MASS::fitdistr(x, "lognormal")
#> logmean=3.292, logsd=1.020
## What is the mean & SD of the lognormal distribution following the observed mean & SD?
c(logmean=log(mean(x)^2 / sqrt(sd(x)^2 + mean(x)^2)),
logsd=sqrt(log(1 + (sd(x)^2 / mean(x)^2))))
#> logmean=3.429, logsd=0.985
Again, these are both 'correct' but answers to different questions. From this it should be clear why the second approach approximates your observed parameters much more closely. The same would happen using the normal distribution:
MASS::fitdistr(x, "normal")
#> mean=50.142, sd=62.584
c(mean=mean(x), sd=sd(x))
#> mean=50.141, sd=64.210
Simulating from these sets of parameters will clearly give you different SDs (that's what you're providing as input), and the second one will reproduce the observed SD whereas the first one won't.
I cannot tell you which of these two is the one you want since you didn't provide more details, but it seems highly unlikely that you just want to reproduce your observed summary statistics exactly (you already have these). If anything, the mismatch between the observed summaries and the MLE suggests that the log-normal is not an exact fit for your data.

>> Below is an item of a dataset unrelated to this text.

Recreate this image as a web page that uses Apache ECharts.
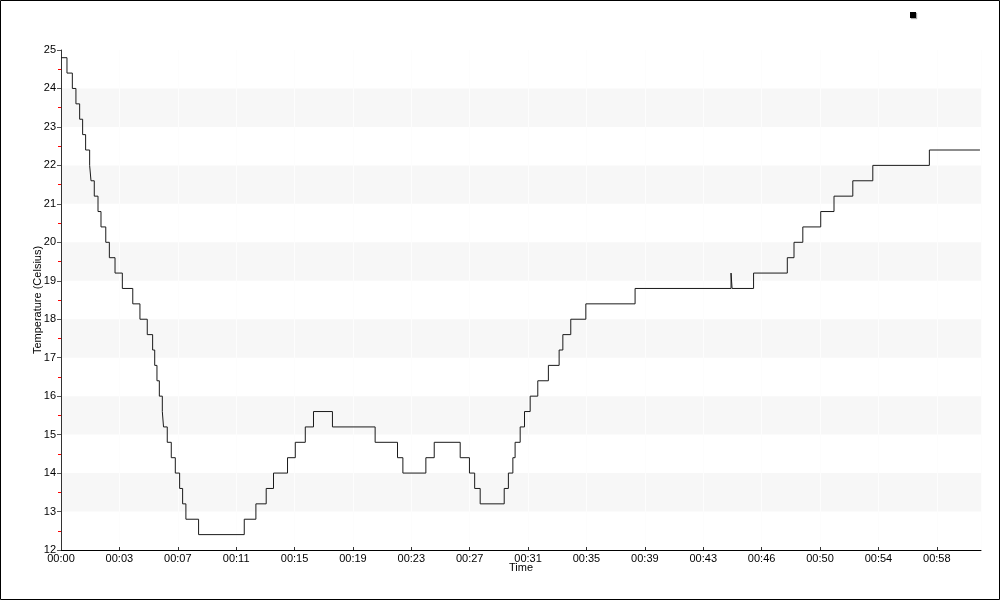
<!DOCTYPE html>
<html>
<head>
<meta charset="utf-8">
<script src="https://cdn.jsdelivr.net/npm/echarts@6/dist/echarts.min.js"></script>
<style>
html,body{margin:0;padding:0;background:#fff;}
#c{width:1000px;height:600px;}
</style>
</head>
<body>
<div id="c"></div>
<script>
// Time (minutes) at which each temperature level starts
const times = [0, 0.40, 0.76, 1.00, 1.25, 1.45, 1.65, 1.92, 2.01, 2.23, 2.48, 2.68, 3.00, 3.24, 3.62, 4.11, 4.81, 5.29, 5.78, 6.14, 6.28, 6.43, 6.59, 6.79, 6.87, 7.12, 7.39, 7.66, 7.95, 8.15, 8.37, 9.22, 12.28, 13.06, 13.75, 14.24, 15.18, 15.70, 16.37, 16.92, 18.19, 21.05, 22.55, 22.91, 24.45, 25.01, 26.75, 27.37, 27.72, 28.09, 29.70, 29.98, 30.28, 30.43, 30.77, 31.06, 31.44, 31.95, 32.66, 33.38, 33.63, 34.16, 35.17, 38.47, 44.90, 44.97, 46.41, 48.67, 49.12, 49.71, 50.91, 51.80, 53.06, 54.40, 58.19, 61.58];
// Temperature (Celsius)
const temps = [24.8, 24.4, 24.0, 23.6, 23.2, 22.8, 22.4, 22.0, 21.6, 21.2, 20.8, 20.4, 20.0, 19.6, 19.2, 18.8, 18.4, 18.0, 17.6, 17.2, 16.8, 16.4, 16.0, 15.6, 15.2, 14.8, 14.4, 14.0, 13.6, 13.2, 12.8, 12.4, 12.8, 13.2, 13.6, 14.0, 14.4, 14.8, 15.2, 15.6, 15.2, 14.8, 14.4, 14.0, 14.4, 14.8, 14.4, 14.0, 13.6, 13.2, 13.6, 14.0, 14.4, 14.8, 15.2, 15.6, 16.0, 16.4, 16.8, 17.2, 17.6, 18.0, 18.4, 18.8, 19.2, 18.8, 19.2, 19.6, 20.0, 20.4, 20.8, 21.2, 21.6, 22.0, 22.4, 22.4];
const seriesName = 'Temperature';
const xTickInterval = 3.9125; // minutes between x tick labels
const xMax = 61.65;

const data = times.map((t, i) => [t, temps[i]]);
const font = 'Liberation Sans';

const chart = echarts.init(document.getElementById('c'), null, {renderer: 'canvas'});
chart.setOption({
  animation: false,
  backgroundColor: '#ffffff',
  graphic: [{
    type: 'rect', z: 100, silent: true,
    shape: {x: 0.5, y: 0.5, width: 999, height: 599},
    style: {fill: 'none', stroke: '#000', lineWidth: 1}
  }],
  legend: {
    left: 910, top: 12, padding: 0,
    icon: 'rect', itemWidth: 6, itemHeight: 6, itemGap: 0,
    formatter: () => '',
    data: [seriesName],
    itemStyle: {color: '#000', shadowColor: 'rgba(0,0,0,0.35)', shadowOffsetX: 1, shadowOffsetY: 1, shadowBlur: 1}
  },
  grid: {left: 61, top: 50, width: 920, height: 500, containLabel: false},
  xAxis: {
    type: 'value',
    min: 0, max: xMax, interval: xTickInterval,
    name: 'Time', nameLocation: 'middle', nameGap: 12, nameMoveOverlap: false,
    nameTextStyle: {fontFamily: font, fontSize: 11, color: '#000'},
    axisLine: {show: true, onZero: false, lineStyle: {color: '#000', width: 1}},
    axisTick: {show: true, inside: true, length: 3, lineStyle: {color: '#333'}},
    axisLabel: {
      showMaxLabel: false, margin: 3,
      fontFamily: font, fontSize: 11, color: '#000',
      formatter: v => '00:' + String(Math.floor(v + 1e-6)).padStart(2, '0')
    },
    splitLine: {show: true, lineStyle: {color: '#fdfdfd', width: 1}}
  },
  yAxis: {
    type: 'value',
    min: 12, max: 25, interval: 1,
    name: 'Temperature (Celsius)', nameLocation: 'middle', nameGap: 18, nameMoveOverlap: false,
    nameTextStyle: {fontFamily: font, fontSize: 11, color: '#000'},
    axisLine: {show: true, lineStyle: {color: '#333', width: 1}},
    axisTick: {show: true, length: 4, lineStyle: {color: '#555'}},
    minorTick: {show: true, splitNumber: 2, length: 3, lineStyle: {color: '#ff0000'}},
    axisLabel: {margin: 5, fontFamily: font, fontSize: 11, color: '#000'},
    splitLine: {show: false},
    splitArea: {show: true, areaStyle: {color: ['rgba(255,255,255,0)', '#f7f7f7']}}
  },
  series: [{
    name: seriesName,
    type: 'line',
    step: 'end',
    data: data,
    showSymbol: false,
    symbol: 'none',
    itemStyle: {color: '#000'},
    lineStyle: {color: '#1a1a1a', width: 1}
  }]
});
</script>
</body>
</html>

As an addendum, here's code that will let you reproduce what MASS::fitdistr
does, i.e. how the maximum likelihood parameter estimates are calculated:
mle_normal <- function(x) {
mu <- mean(x)
sig <- sqrt(mean((x-mu)**2))
c(mu=mu, sig=sig)
}
mle_lognormal <- function(x) {
stopifnot(all(x > 0))
est <- mle_normal(log(x))
c(logmu=est[1], logsig=est[2])
}
And finally, while the only difference between the MLE and the summary in the normal case is the Bessel correction (variance with n-1 in the denominator instead of n), in the log-normal case that doesn't hold because original-scale mean and variance are no longer independent.